Amore e morte, disperazione e dignità, paura e coraggio del popolo ucraino: sono soltanto alcuni lati della stessa medaglia raccontati attraverso le sue struggenti immagini da Fausto Romano Maniglia, fotografo e reporter originario di Buonabitacolo, nel Vallo di Diano, che da alcuni giorni si trova in zona di guerra. E così, come un pugno nello stomaco, le foto di Romano ci raccontano una realtà che qualcuno, dal comodo salotto di casa, ancora fatica a comprendere.
Da un lato l’amore: la foto dell’ultimo bacio alla stazione tra una ragazza che sta per salire sul treno verso la salvezza, e il soldato ucraino che invece torna indietro a combattere. Dall’altro lato la morte: la foto straziante del funerale di un altro soldato, che forse soltanto qualche giorno prima aveva salutato allo stesso modo la propria donna.

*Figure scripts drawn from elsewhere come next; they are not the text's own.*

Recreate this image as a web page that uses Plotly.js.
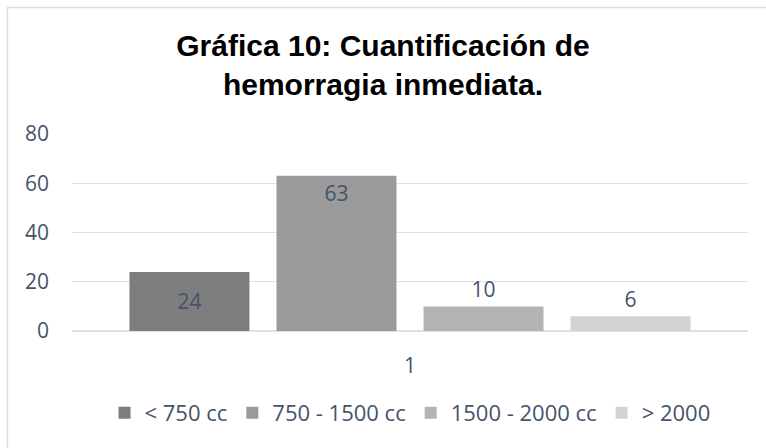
<!DOCTYPE html>
<html>
<head>
<meta charset="utf-8">
<script src="https://cdn.plot.ly/plotly-3.0.1.min.js"></script>
<style>
  html, body { margin: 0; padding: 0; background: #ffffff; }
  #chart { width: 766px; height: 448px; }
</style>
</head>
<body>
<div id="chart"></div>
<script>
// Data
var categories = ["1"];
var seriesNames = ["< 750 cc", "750 - 1500 cc", "1500 - 2000 cc", "> 2000"];
var seriesValues = [[24], [63], [10], [6]];
var seriesColors = ["#7d7d7d", "#9a9a9a", "#b3b3b3", "#d3d3d3"];
var labelPositions = ["inside", "inside", "outside", "outside"];
var labelAnchors = ["middle", "end", "middle", "middle"];
var yTickValues = [0, 20, 40, 60, 80];
var titleText = "Gráfica 10: Cuantificación de<br>hemorragia inmediata.";

var textColor = "#44546A";
var baseFont = "Open Sans, Liberation Sans, sans-serif";

var traces = seriesNames.map(function (name, i) {
  return {
    type: "bar",
    name: name,
    x: categories,
    y: seriesValues[i],
    text: seriesValues[i].map(String),
    textposition: labelPositions[i],
    insidetextanchor: labelAnchors[i],
    constraintext: "none",
    cliponaxis: false,
    textfont: { family: baseFont, size: 21, color: textColor },
    insidetextfont: { family: baseFont, size: 21, color: textColor },
    outsidetextfont: { family: baseFont, size: 21, color: textColor },
    marker: { color: seriesColors[i], line: { width: 0 } },
    hoverinfo: "none"
  };
});

var layout = {
  width: 766,
  height: 448,
  margin: { l: 72, r: 18, t: 134, b: 117 },
  paper_bgcolor: "#ffffff",
  plot_bgcolor: "#ffffff",
  barmode: "group",
  bargap: 0.13,
  bargroupgap: 0.184,
  showlegend: true,
  title: {
    text: titleText,
    font: { family: "Liberation Sans, Arial, sans-serif", size: 30, color: "#000000", weight: "bold" },
    x: 0.5,
    xanchor: "center",
    y: 0.875,
    yref: "container",
    yanchor: "top"
  },
  xaxis: {
    type: "category",
    showgrid: false,
    zeroline: false,
    showline: false,
    ticks: "",
    ticklabelstandoff: 20,
    tickfont: { family: baseFont, size: 21, color: textColor }
  },
  yaxis: {
    range: [0, 80],
    tickvals: yTickValues,
    showgrid: true,
    gridcolor: "#dde1e7",
    gridwidth: 1.3,
    zeroline: true,
    zerolinecolor: "#dde1e7",
    zerolinewidth: 1.3,
    showline: false,
    ticks: "",
    ticklabelstandoff: 22,
    tickfont: { family: baseFont, size: 21, color: textColor }
  },
  legend: {
    orientation: "h",
    x: 0.5,
    xanchor: "center",
    y: -0.416,
    yanchor: "middle",
    font: { family: baseFont, size: 22, color: textColor },
    itemwidth: 30,
    traceorder: "normal"
  },
  shapes: [{
    type: "rect",
    xref: "paper",
    yref: "paper",
    x0: (7.5 - 72) / 676,
    x1: 2,
    y0: -2,
    y1: (331 - 7.5) / 197,
    line: { color: "#d9dde3", width: 1.3 },
    fillcolor: "rgba(0,0,0,0)",
    layer: "below"
  }]
};

Plotly.newPlot("chart", traces, layout, { staticPlot: true, displayModeBar: false });
</script>
</body>
</html>
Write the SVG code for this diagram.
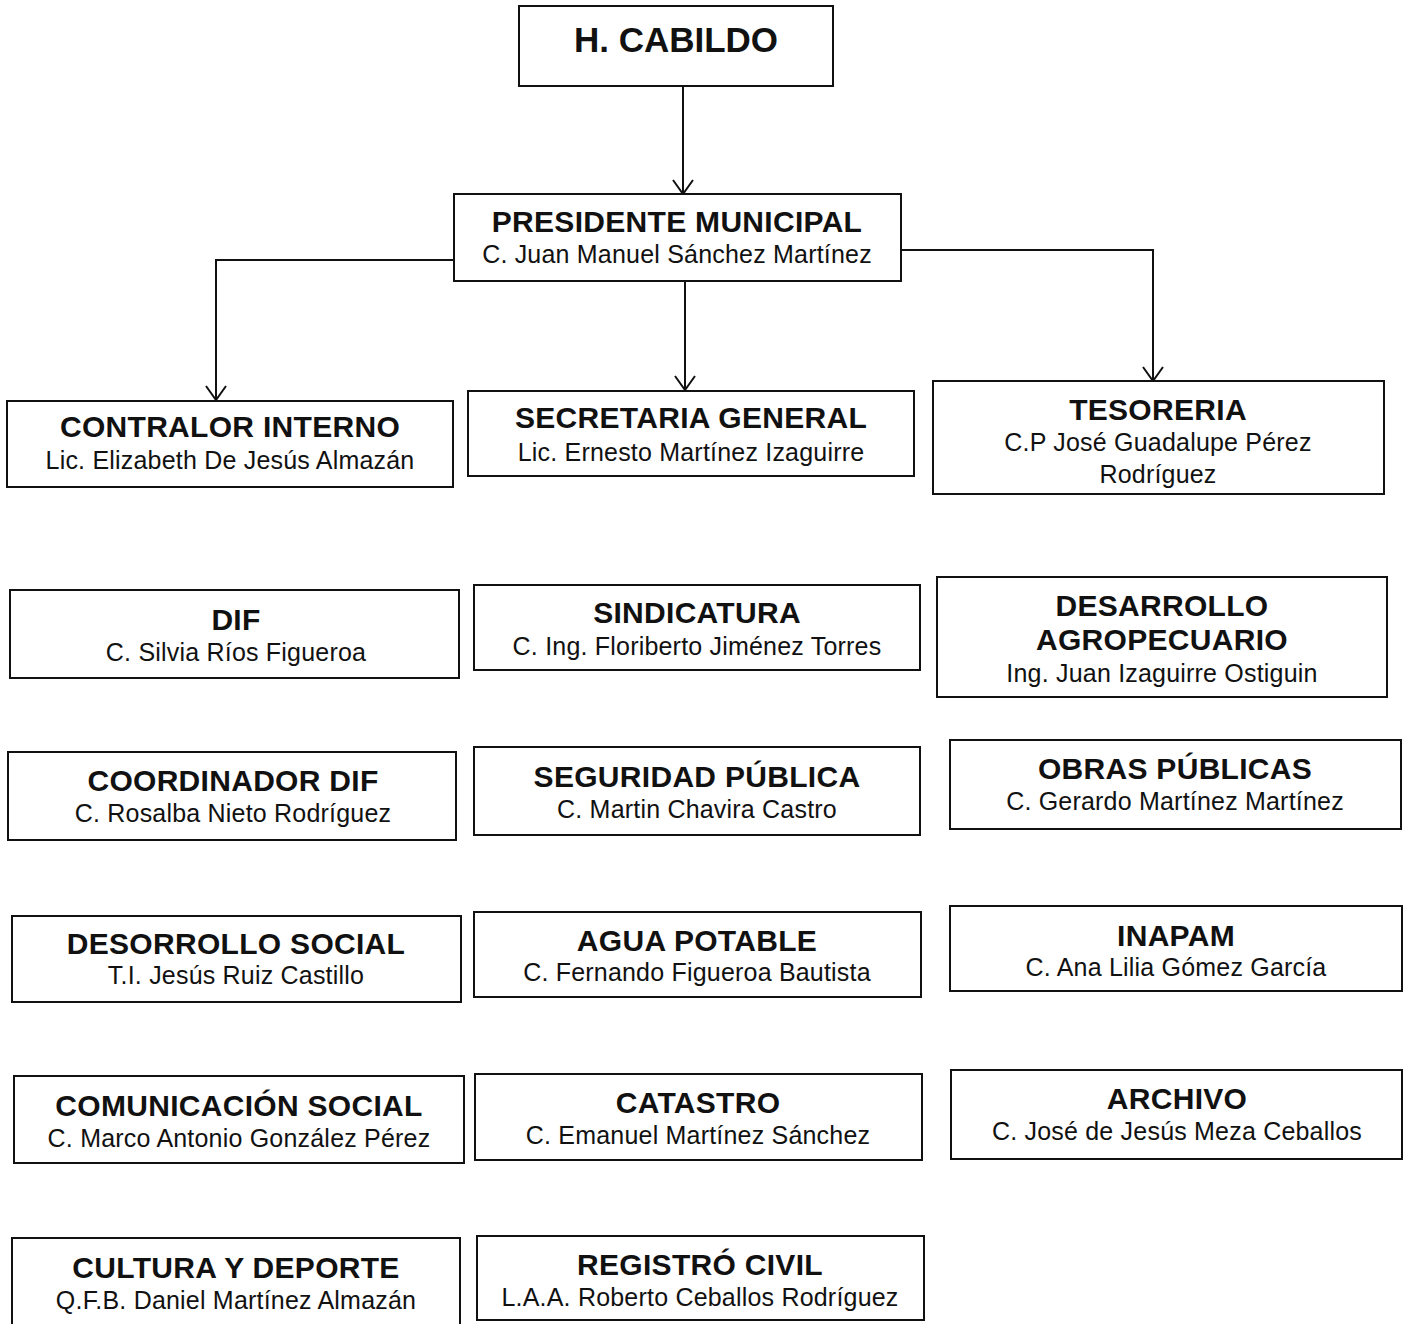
<svg xmlns="http://www.w3.org/2000/svg" width="1406" height="1324" viewBox="0 0 1406 1324">
<style>
  .box { fill: #ffffff; stroke: #111111; stroke-width: 2; }
  .t { font-family: "Liberation Sans", Arial, sans-serif; font-weight: bold; font-size: 30px; letter-spacing: 0.3px; fill: #111111; text-anchor: middle; }
  .s { font-family: "Liberation Sans", Arial, sans-serif; font-size: 25px; letter-spacing: 0.2px; fill: #111111; text-anchor: middle; }
  .big { font-size: 35px; letter-spacing: 0; }
  .conn { fill: none; stroke: #111111; stroke-width: 2; }
</style>
<defs>
  <marker id="arr" viewBox="-1 -12 17 24" refX="14" refY="0" markerWidth="17" markerHeight="24" markerUnits="userSpaceOnUse" orient="auto">
    <path d="M0,-10 L14,0 L0,10" fill="none" stroke="#111111" stroke-width="2"/>
  </marker>
</defs>
<rect x="0" y="0" width="1406" height="1324" fill="#ffffff"/>

<g id="connectors">
  <path class="conn" d="M683,86 L683,194" marker-end="url(#arr)"/>
  <path class="conn" d="M454,260 L216,260 L216,400" marker-end="url(#arr)"/>
  <path class="conn" d="M685,281 L685,390" marker-end="url(#arr)"/>
  <path class="conn" d="M901,250 L1153,250 L1153,381" marker-end="url(#arr)"/>
</g>

<g id="cabildo">
  <rect class="box" x="519" y="6" width="314" height="80"/>
  <text class="t big" x="676" y="52">H. CABILDO</text>
</g>
<g id="presidente">
  <rect class="box" x="454" y="194" width="447" height="87"/>
  <text class="t" x="677" y="232">PRESIDENTE MUNICIPAL</text>
  <text class="s" x="677" y="263">C. Juan Manuel Sánchez Martínez</text>
</g>
<g id="contralor">
  <rect class="box" x="7" y="401" width="446" height="86"/>
  <text class="t" x="230" y="437">CONTRALOR INTERNO</text>
  <text class="s" x="230" y="469">Lic. Elizabeth De Jesús Almazán</text>
</g>
<g id="secretaria">
  <rect class="box" x="468" y="391" width="446" height="85"/>
  <text class="t" x="691" y="428">SECRETARIA GENERAL</text>
  <text class="s" x="691" y="461">Lic. Ernesto Martínez Izaguirre</text>
</g>
<g id="tesoreria">
  <rect class="box" x="933" y="381" width="451" height="113"/>
  <text class="t" x="1158" y="420">TESORERIA</text>
  <text class="s" x="1158" y="451">C.P José Guadalupe Pérez</text>
  <text class="s" x="1158" y="483">Rodríguez</text>
</g>
<g id="dif">
  <rect class="box" x="10" y="590" width="449" height="88"/>
  <text class="t" x="236" y="630">DIF</text>
  <text class="s" x="236" y="661">C. Silvia Ríos Figueroa</text>
</g>
<g id="sindicatura">
  <rect class="box" x="474" y="585" width="446" height="85"/>
  <text class="t" x="697" y="623">SINDICATURA</text>
  <text class="s" x="697" y="655">C. Ing. Floriberto Jiménez Torres</text>
</g>
<g id="desarrollo-agropecuario">
  <rect class="box" x="937" y="577" width="450" height="120"/>
  <text class="t" x="1162" y="616">DESARROLLO</text>
  <text class="t" x="1162" y="650">AGROPECUARIO</text>
  <text class="s" x="1162" y="682">Ing. Juan Izaguirre Ostiguin</text>
</g>
<g id="coordinador-dif">
  <rect class="box" x="8" y="752" width="448" height="88"/>
  <text class="t" x="233" y="791">COORDINADOR DIF</text>
  <text class="s" x="233" y="822">C. Rosalba Nieto Rodríguez</text>
</g>
<g id="seguridad-publica">
  <rect class="box" x="474" y="747" width="446" height="88"/>
  <text class="t" x="697" y="787">SEGURIDAD PÚBLICA</text>
  <text class="s" x="697" y="818">C. Martin Chavira Castro</text>
</g>
<g id="obras-publicas">
  <rect class="box" x="950" y="740" width="451" height="89"/>
  <text class="t" x="1175" y="779">OBRAS PÚBLICAS</text>
  <text class="s" x="1175" y="810">C. Gerardo Martínez Martínez</text>
</g>
<g id="desorrollo-social">
  <rect class="box" x="12" y="916" width="449" height="86"/>
  <text class="t" x="236" y="954">DESORROLLO SOCIAL</text>
  <text class="s" x="236" y="984">T.I. Jesús Ruiz Castillo</text>
</g>
<g id="agua-potable">
  <rect class="box" x="474" y="912" width="447" height="85"/>
  <text class="t" x="697" y="951">AGUA POTABLE</text>
  <text class="s" x="697" y="981">C. Fernando Figueroa Bautista</text>
</g>
<g id="inapam">
  <rect class="box" x="950" y="906" width="452" height="85"/>
  <text class="t" x="1176" y="946">INAPAM</text>
  <text class="s" x="1176" y="976">C. Ana Lilia Gómez García</text>
</g>
<g id="comunicacion-social">
  <rect class="box" x="14" y="1076" width="450" height="87"/>
  <text class="t" x="239" y="1116">COMUNICACIÓN SOCIAL</text>
  <text class="s" x="239" y="1147">C. Marco Antonio González Pérez</text>
</g>
<g id="catastro">
  <rect class="box" x="475" y="1074" width="447" height="86"/>
  <text class="t" x="698" y="1113">CATASTRO</text>
  <text class="s" x="698" y="1144">C. Emanuel Martínez Sánchez</text>
</g>
<g id="archivo">
  <rect class="box" x="951" y="1070" width="451" height="89"/>
  <text class="t" x="1177" y="1109">ARCHIVO</text>
  <text class="s" x="1177" y="1140">C. José de Jesús Meza Ceballos</text>
</g>
<g id="cultura-deporte">
  <rect class="box" x="12" y="1238" width="448" height="100"/>
  <text class="t" x="236" y="1278">CULTURA Y DEPORTE</text>
  <text class="s" x="236" y="1309">Q.F.B. Daniel Martínez Almazán</text>
</g>
<g id="registro-civil">
  <rect class="box" x="477" y="1236" width="447" height="84"/>
  <text class="t" x="700" y="1275">REGISTRÓ CIVIL</text>
  <text class="s" x="700" y="1306">L.A.A. Roberto Ceballos Rodríguez</text>
</g>
</svg>
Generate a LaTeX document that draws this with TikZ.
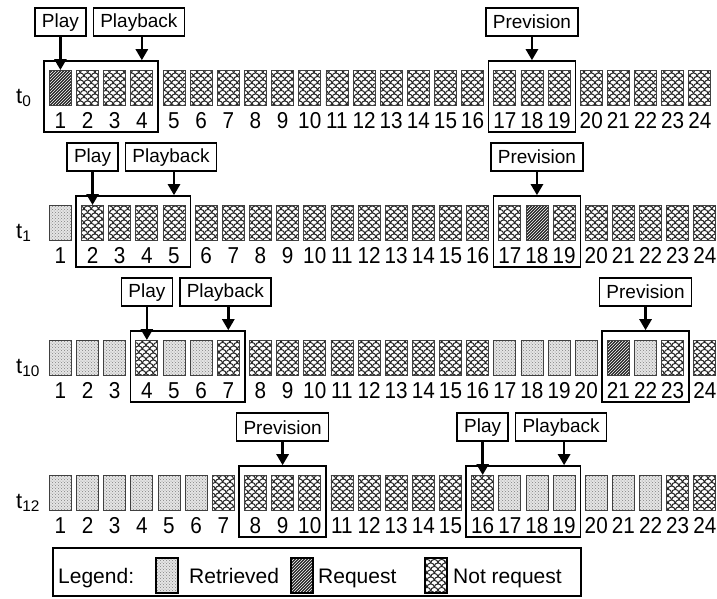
\documentclass[tikz,border=0pt]{standalone}
\usepackage{fontspec}
\setmainfont{Liberation Sans}
\usetikzlibrary{patterns,arrows.meta,fit}
\pgfdeclarepatternformonly{scales}{\pgfqpoint{-0.6pt}{-0.6pt}}{\pgfqpoint{7.9pt}{7.7pt}}{\pgfqpoint{7.3pt}{7pt}}{%
  \pgfsetlinewidth{1pt}%
  \pgfpathmoveto{\pgfqpoint{0pt}{0pt}}%
  \pgfpatharc{180}{0}{3.65pt}%
  \pgfpathmoveto{\pgfqpoint{3.65pt}{3.5pt}}%
  \pgfpatharc{180}{90}{3.65pt}%
  \pgfpathmoveto{\pgfqpoint{3.65pt}{3.5pt}}%
  \pgfpatharc{0}{90}{3.65pt}%
  \pgfusepath{stroke}%
}
\tikzset{
  cellbase/.style={draw=black!75, line width=0.8pt, minimum width=22pt, minimum height=35pt, inner sep=0pt, anchor=north west},
  cN/.style={cellbase, preaction={fill=white}, preaction={pattern=scales, pattern color=black!85}},
  cR/.style={cellbase, preaction={fill=black!10}, preaction={pattern=crosshatch dots, pattern color=black!50}},
  cQ/.style={cellbase, preaction={fill=black!85}, preaction={pattern=north east lines, pattern color=white}},
  num/.style={font=\fontsize{23}{23}\selectfont, inner sep=0pt, anchor=base, xscale=0.9},
  lbl/.style={draw, line width=1.6pt, font=\fontsize{19}{19}\selectfont, inner xsep=7pt, inner ysep=0pt, minimum height=28pt, anchor=south},
  win/.style={draw, line width=1.6pt, inner sep=0pt},
  arr/.style={line width=2.6pt, -{Triangle[width=12pt,length=11pt]}},
  tlab/.style={font=\fontsize{22}{22}\selectfont, inner sep=0pt, anchor=base west},
  legtxt/.style={font=\fontsize{21}{21}\selectfont, inner sep=0pt, anchor=base west},
  legcell/.style={draw=black, line width=2.4pt},
}
\newcommand\drawrow[7]{%
  \foreach \t [count=\i] in {#7}{%
    \pgfmathsetmacro\xx{49+(\i-1)*27.15+5*((\i>#3)+(\i>#4)+(\i>#5)+(\i>#6))}%
    \node[\t] (#1-\i) at (\xx,#2) {};
    \node[num] (#1-n\i) at ([yshift=-23pt]#1-\i.south) {\i};
  }%
}
\begin{document}
\begin{tikzpicture}[x=1pt,y=-1pt]
\useasboundingbox (0,0) rectangle (717,598);

% ---- row t0
\drawrow{a}{70}{4}{16}{19}{99}{cQ,cN,cN,cN,cN,cN,cN,cN,cN,cN,cN,cN,cN,cN,cN,cN,cN,cN,cN,cN,cN,cN,cN,cN}
\node[tlab] (ta) at (16,103) {t\textsubscript{0}};
\node[win, fit={([xshift=-5pt,yshift=9pt]a-1.north west) ([xshift=5pt,yshift=-26pt]a-4.south east)}] (wa1) {};
\node[win, fit={([xshift=-5pt,yshift=9pt]a-17.north west) ([xshift=5pt,yshift=-26pt]a-19.south east)}] (wa2) {};
\node[lbl] (pa) at ([yshift=33pt]a-1.north) {Play};
\node[lbl] (ba) at ([xshift=-3pt,yshift=33pt]a-4.north) {Playback};
\node[lbl] (va) at ([yshift=33pt]a-18.north) {Prevision};
\draw[arr] (pa.south -| a-1.north) -- (a-1.north);
\draw[arr] (ba.south -| a-4.north) -- (a-4.north |- wa1.north);
\draw[arr] (va.south -| a-18.north) -- (a-18.north |- wa2.north);

% ---- row t1
\drawrow{b}{205}{1}{5}{16}{19}{cR,cN,cN,cN,cN,cN,cN,cN,cN,cN,cN,cN,cN,cN,cN,cN,cN,cQ,cN,cN,cN,cN,cN,cN}
\node[tlab] (tb) at (16,238) {t\textsubscript{1}};
\node[win, fit={([xshift=-5pt,yshift=9pt]b-2.north west) ([xshift=5pt,yshift=-26pt]b-5.south east)}] (wb1) {};
\node[win, fit={([xshift=-5pt,yshift=9pt]b-17.north west) ([xshift=5pt,yshift=-26pt]b-19.south east)}] (wb2) {};
\node[lbl] (pb) at ([yshift=33pt]b-2.north) {Play};
\node[lbl] (bb) at ([xshift=-3pt,yshift=33pt]b-5.north) {Playback};
\node[lbl] (vb) at ([yshift=33pt]b-18.north) {Prevision};
\draw[arr] (pb.south -| b-2.north) -- (b-2.north);
\draw[arr] (bb.south -| b-5.north) -- (b-5.north |- wb1.north);
\draw[arr] (vb.south -| b-18.north) -- (b-18.north |- wb2.north);

% ---- row t10
\drawrow{c}{340}{3}{7}{20}{23}{cR,cR,cR,cN,cR,cR,cN,cN,cN,cN,cN,cN,cN,cN,cN,cN,cR,cR,cR,cR,cQ,cR,cN,cN}
\node[tlab] (tc) at (16,373) {t\textsubscript{10}};
\node[win, fit={([xshift=-5pt,yshift=9pt]c-4.north west) ([xshift=5pt,yshift=-26pt]c-7.south east)}] (wc1) {};
\node[win, fit={([xshift=-5pt,yshift=9pt]c-21.north west) ([xshift=5pt,yshift=-26pt]c-23.south east)}] (wc2) {};
\node[lbl] (pc) at ([yshift=33pt]c-4.north) {Play};
\node[lbl] (bc) at ([xshift=-3pt,yshift=33pt]c-7.north) {Playback};
\node[lbl] (vc) at ([yshift=33pt]c-22.north) {Prevision};
\draw[arr] (pc.south -| c-4.north) -- (c-4.north);
\draw[arr] (bc.south -| c-7.north) -- (c-7.north |- wc1.north);
\draw[arr] (vc.south -| c-22.north) -- (c-22.north |- wc2.north);

% ---- row t12
\drawrow{d}{475}{7}{10}{15}{19}{cR,cR,cR,cR,cR,cR,cN,cN,cN,cN,cN,cN,cN,cN,cN,cN,cR,cR,cR,cR,cR,cR,cN,cN}
\node[tlab] (td) at (16,508) {t\textsubscript{12}};
\node[win, fit={([xshift=-5pt,yshift=9pt]d-8.north west) ([xshift=5pt,yshift=-26pt]d-10.south east)}] (wd1) {};
\node[win, fit={([xshift=-5pt,yshift=9pt]d-16.north west) ([xshift=5pt,yshift=-26pt]d-19.south east)}] (wd2) {};
\node[lbl] (vd) at ([yshift=33pt]d-9.north) {Prevision};
\node[lbl] (pd) at ([yshift=33pt]d-16.north) {Play};
\node[lbl] (bd) at ([xshift=-3pt,yshift=33pt]d-19.north) {Playback};
\draw[arr] (vd.south -| d-9.north) -- (d-9.north |- wd1.north);
\draw[arr] (pd.south -| d-16.north) -- (d-16.north);
\draw[arr] (bd.south -| d-19.north) -- (d-19.north |- wd2.north);

% ---- legend
\node[draw, line width=1.6pt, minimum width=528pt, minimum height=48pt, inner sep=0pt, anchor=north west] (leg) at (52,547) {};
\node[legtxt] (lg) at (58,583) {Legend:};
\node[cR, legcell] (lr) at (155,557) {};
\node[legtxt] (lrt) at (189,583) {Retrieved};
\node[cQ, legcell] (lq) at (290,557) {};
\node[legtxt] (lqt) at (318,583) {Request};
\node[cN, legcell] (ln) at (424,557) {};
\node[legtxt] (lnt) at (453,583) {Not request};
\end{tikzpicture}
\end{document}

Abbiamo raggiunto telefonicamente Romano, certi che la sua testimonianza possa essere molto significativa.
Prima di tutto come stai? e come hai fatto ad arrivare in Ucraina?
Sto bene, grazie. Sono arrivato qui prendendo un pullman presso l’Autogrill di Sala Consilina, ci ho messo più di 40 ore. Eravamo soltanto in quattro persone a bordo, ma era pieno di aiuti umanitari. Abbiamo attraversato l’Ungheria e sono entrato dal confine ungherese. Attualmente mi trovo a Leopoli, città ancora «viva» al momento e che, secondo me, è l’ultimo baluardo per il popolo ucraino. Si tratta di una città strategica e molto importante come punto logistico; ora si teme un imminente attacco, proprio per interrompere questo collegamento con l’Europa.
Cosa vuoi documentare in particolare?
Sto cercando, attraverso la mia macchina fotografica, di raccontare il dramma vissuto dai cittadini Ucraini. Si sono ritrovati improvvisamente senza niente, a dover abbandonare non soltanto casa ma anche il proprio Paese. E senza avere una destinazione ben precisa: stanno vivendo un vero e proprio inferno. Ovviamente quelli costretti a lasciare l’Ucraina sono per lo più donne, bambini e anziani, perché gli uomini dai 18 ai 60 anni restano a combattere.
Quali sono le tue prime impressioni, cosa ti ha colpito?
Sono stato per quattro giorni nella stazione di Leopoli, che è un centro di transito per tutte queste persone che stanno lasciando il Paese. Quello che mi ha colpito di più è vedere la paura negli occhi delle persone. Anziani, che riuscivano appena a camminare, provavano a raggiungere i treni verso la Polonia. È paradossale che si ripeta di nuovo la storia, anche se in modo inverso. Circa 80 anni erano treni della morte, ora sono treni della salvezza: ma sono sempre treni che partono verso la Polonia. Un’altra cosa che mi ha impressionato è la grande forza d’animo del popolo ucraino. Nonostante i giorni di cammino, la stanchezza e il freddo che devono sopportare (con le temperature che arrivano anche a -10), loro da un lato continuano a combattere sul fronte, e dall’altro lato (quelli che non possono) provano a mettersi in salvo e a sopravvivere.
Da un lato la disperazione, dall’altro la grande dignita’ del popolo ucraino
Sì, devo dire che è un popolo dignitosissimo, che sta dimostrando di avere una grande forza e un grande attaccamento alla propria terra.
Romano, una settimana fa eri a Buonabitacolo, ora sei in zona di guerra. stai correndo grandi rischi: qual è la molla che ti spinge ad essere lì?
Questo è il mio lavoro: amo raccontare i bisogni degli esseri umani, e cerco di far capire, attraverso le mie immagini, la sofferenza che alcune azioni causano nel mondo. Vorrei trasmettere questa consapevolezza a tutte le persone che vedranno le mie foto. Il mio è anche un piccolo gesto di solidarietà nei confronti del popolo ucraino, per la sofferenza che le persone stanno patendo. È questo che mi ha spinto a venire qui.